Em Dash vs En Dash vs Hyphen

These three punctuation marks all look very similar, and yet they cannot be used interchangeably. They only differ in length on writing and it is important to go for a correct one, depending on what exactly you want to say in your sentence. But how are the hyphen and the en dash different from the em dash?

The hyphen

The hyphen (-) is shorter than both the em dash and the en dash. Its two main uses are for compound words and for numbers that aren’t inclusive. For instance, words, such as self-esteem, or client-centered, all need a hyphen. Similarly, social security numbers are separated by hyphens as well.

The en dash

The en dash (–) is slightly longer than the hyphen but still shorter than an em dash, and it also has its own functions. Firstly, you need to use an en dash if you want to indicate a range of numbers or a span of time or distance. In these cases, it has the meaning of “through” or “to”.
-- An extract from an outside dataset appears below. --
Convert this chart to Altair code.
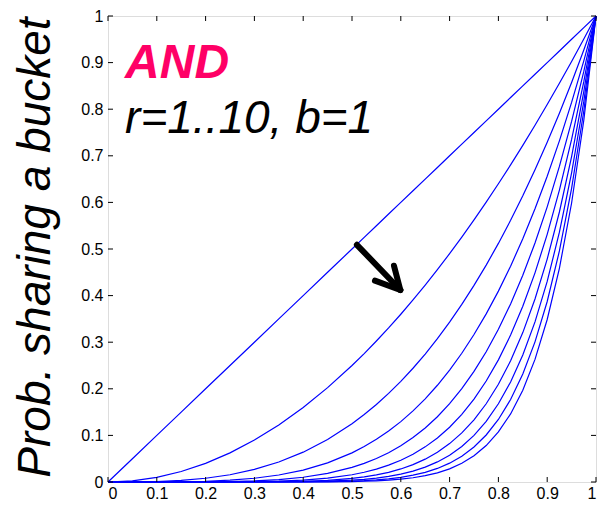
import altair as alt
import pandas as pd

# ---- data ----
s_vals = [0, 0.05, 0.1, 0.15, 0.2, 0.25, 0.3, 0.35, 0.4, 0.45, 0.5,
          0.525, 0.55, 0.575, 0.6, 0.625, 0.65, 0.675, 0.7, 0.725, 0.75,
          0.775, 0.8, 0.825, 0.85, 0.875, 0.9, 0.925, 0.95, 0.975, 1]
r1 = [0, 0.05, 0.1, 0.15, 0.2, 0.25, 0.3, 0.35, 0.4, 0.45, 0.5,
      0.525, 0.55, 0.575, 0.6, 0.625, 0.65, 0.675, 0.7, 0.725, 0.75,
      0.775, 0.8, 0.825, 0.85, 0.875, 0.9, 0.925, 0.95, 0.975, 1]
r2 = [0, 0.0025, 0.01, 0.0225, 0.04, 0.0625, 0.09, 0.1225, 0.16, 0.2025, 0.25,
      0.2756, 0.3025, 0.3306, 0.36, 0.3906, 0.4225, 0.4556, 0.49, 0.5256, 0.5625,
      0.6006, 0.64, 0.6806, 0.7225, 0.7656, 0.81, 0.8556, 0.9025, 0.9506, 1]
r3 = [0, 0.0001, 0.001, 0.0034, 0.008, 0.0156, 0.027, 0.0429, 0.064, 0.0911, 0.125,
      0.1447, 0.1664, 0.1901, 0.216, 0.2441, 0.2746, 0.3075, 0.343, 0.3811, 0.4219,
      0.4655, 0.512, 0.5615, 0.6141, 0.6699, 0.729, 0.7915, 0.8574, 0.9269, 1]
r4 = [0, 0, 0.0001, 0.0005, 0.0016, 0.0039, 0.0081, 0.015, 0.0256, 0.041, 0.0625,
      0.076, 0.0915, 0.1093, 0.1296, 0.1526, 0.1785, 0.2076, 0.2401, 0.2763, 0.3164,
      0.3608, 0.4096, 0.4632, 0.522, 0.5862, 0.6561, 0.7321, 0.8145, 0.9037, 1]
r5 = [0, 0, 0, 0.0001, 0.0003, 0.001, 0.0024, 0.0053, 0.0102, 0.0185, 0.0313,
      0.0399, 0.0503, 0.0629, 0.0778, 0.0954, 0.116, 0.1401, 0.1681, 0.2003, 0.2373,
      0.2796, 0.3277, 0.3822, 0.4437, 0.5129, 0.5905, 0.6772, 0.7738, 0.8811, 1]
r6 = [0, 0, 0, 0, 0.0001, 0.0002, 0.0007, 0.0018, 0.0041, 0.0083, 0.0156,
      0.0209, 0.0277, 0.0361, 0.0467, 0.0596, 0.0754, 0.0946, 0.1176, 0.1452, 0.178,
      0.2167, 0.2621, 0.3153, 0.3771, 0.4488, 0.5314, 0.6264, 0.7351, 0.8591, 1]
r7 = [0, 0, 0, 0, 0, 0.0001, 0.0002, 0.0006, 0.0016, 0.0037, 0.0078,
      0.011, 0.0152, 0.0208, 0.028, 0.0373, 0.049, 0.0638, 0.0824, 0.1053, 0.1335,
      0.1679, 0.2097, 0.2601, 0.3206, 0.3927, 0.4783, 0.5794, 0.6983, 0.8376, 1]
r8 = [0, 0, 0, 0, 0, 0, 0.0001, 0.0002, 0.0007, 0.0017, 0.0039,
      0.0058, 0.0084, 0.012, 0.0168, 0.0233, 0.0319, 0.0431, 0.0576, 0.0763, 0.1001,
      0.1302, 0.1678, 0.2146, 0.2725, 0.3436, 0.4305, 0.536, 0.6634, 0.8167, 1]
r9 = [0, 0, 0, 0, 0, 0, 0, 0.0001, 0.0003, 0.0008, 0.002,
      0.003, 0.0046, 0.0069, 0.0101, 0.0146, 0.0207, 0.0291, 0.0404, 0.0553, 0.0751,
      0.1009, 0.1342, 0.177, 0.2316, 0.3007, 0.3874, 0.4958, 0.6302, 0.7962, 1]
r10 = [0, 0, 0, 0, 0, 0, 0, 0, 0.0001, 0.0003, 0.001,
       0.0016, 0.0025, 0.0039, 0.006, 0.0091, 0.0135, 0.0196, 0.0282, 0.0401, 0.0563,
       0.0782, 0.1074, 0.1461, 0.1969, 0.2631, 0.3487, 0.4586, 0.5987, 0.7763, 1]
series = [r1, r2, r3, r4, r5, r6, r7, r8, r9, r10]

tick_vals = [0, 0.1, 0.2, 0.3, 0.4, 0.5, 0.6, 0.7, 0.8, 0.9, 1]

# arrow annotation (data coordinates): shaft and two head arms
arrow_seg = ["shaft", "shaft", "arm1", "arm1", "arm2", "arm2"]
arrow_x = [0.51, 0.599, 0.586, 0.599, 0.547, 0.599]
arrow_y = [0.509, 0.412, 0.464, 0.412, 0.432, 0.412]

label_text = ["AND", "r=1..10, b=1"]
label_x = [0.035, 0.035]
label_y = [0.867, 0.749]

W, H = 488, 466

# ---- tables ----
rows = []
for i, ys in enumerate(series):
    for s, p in zip(s_vals, ys):
        rows.append({"s": s, "p": p, "r": i + 1})
curves = pd.DataFrame(rows)
ticks = pd.DataFrame({"t": tick_vals})
arrow = pd.DataFrame({"seg": arrow_seg, "x": arrow_x, "y": arrow_y,
                      "o": list(range(len(arrow_x)))})
lab1 = pd.DataFrame({"txt": label_text[:1], "x": label_x[:1], "y": label_y[:1]})
lab2 = pd.DataFrame({"txt": label_text[1:], "x": label_x[1:], "y": label_y[1:]})

FONT = "Liberation Sans"
xscale = alt.Scale(domain=[0, 1], nice=False)
yscale = alt.Scale(domain=[0, 1], nice=False)

xaxis = alt.Axis(values=tick_vals, format="~g", ticks=False, domain=False, grid=False,
                 labelFont=FONT, labelFontSize=16, labelColor="black",
                 labelPadding=3, title=None)
yaxis = alt.Axis(values=tick_vals, format="~g", ticks=False, domain=False, grid=False,
                 labelFont=FONT, labelFontSize=16, labelColor="black",
                 labelPadding=5,
                 title="Prob. sharing a bucket", titleFont=FONT, titleFontSize=46,
                 titleFontStyle="italic", titleFontWeight="normal", titleColor="black",
                 titleAngle=270, titleX=-59, titleY=231, titleAlign="center",
                 titleBaseline="alphabetic")

lines = alt.Chart(curves).mark_line(color="#0000FF", strokeWidth=1.2).encode(
    x=alt.X("s:Q", scale=xscale, axis=xaxis),
    y=alt.Y("p:Q", scale=yscale, axis=yaxis),
    detail="r:N",
    order="s:Q",
)

tk = alt.Chart(ticks).mark_rule(color="black", strokeWidth=1)
bottom_t = tk.encode(x=alt.X("t:Q", scale=xscale), y=alt.value(H), y2=alt.value(H - 5))
top_t = tk.encode(x=alt.X("t:Q", scale=xscale), y=alt.value(0), y2=alt.value(5))
left_t = tk.encode(y=alt.Y("t:Q", scale=yscale), x=alt.value(0), x2=alt.value(5))
right_t = tk.encode(y=alt.Y("t:Q", scale=yscale), x=alt.value(W), x2=alt.value(W - 5))

arr = alt.Chart(arrow).mark_line(color="black", strokeWidth=6, strokeCap="round",
                                 strokeJoin="round").encode(
    x=alt.X("x:Q", scale=xscale), y=alt.Y("y:Q", scale=yscale),
    detail="seg:N", order="o:Q")

t1 = alt.Chart(lab1).mark_text(font=FONT, fontSize=48, fontStyle="italic",
                               fontWeight="bold", color="#FF0066",
                               align="left", baseline="alphabetic").encode(
    x=alt.X("x:Q", scale=xscale), y=alt.Y("y:Q", scale=yscale), text="txt:N")
t2 = alt.Chart(lab2).mark_text(font=FONT, fontSize=46, fontStyle="italic",
                               fontWeight="normal", color="black",
                               align="left", baseline="alphabetic").encode(
    x=alt.X("x:Q", scale=xscale), y=alt.Y("y:Q", scale=yscale), text="txt:N")

chart = alt.layer(lines, bottom_t, top_t, left_t, right_t, arr, t1, t2).properties(
    width=W, height=H,
    autosize=alt.AutoSizeParams(type="none"),
    padding={"left": 100, "top": 8, "right": 1, "bottom": 22},
).configure_view(stroke="black", strokeWidth=1).configure(background="white")

chart.save("out.html", embed_options={"renderer": "svg", "actions": False})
For example, a teacher might assign her students to read pages 50–84 from the textbook as a part of their homework. Or, if you own a business, you could say that the 2017–2018 fiscal year was your most profitable year so far. Finally, you could say that the China–France flight is a very long one. All of these sentences require an en dash.

Secondly, you need to use an en dash if you want to show a connection between two terms. They are used for phrases that already have a hyphen, and in those instances where your modifier consists of two or more words.

Examples of this use of an en dash would be:

  • I still have my grandma’s World War II–era dress.
  • Which side of the pro-life–pro-choice argument are you on?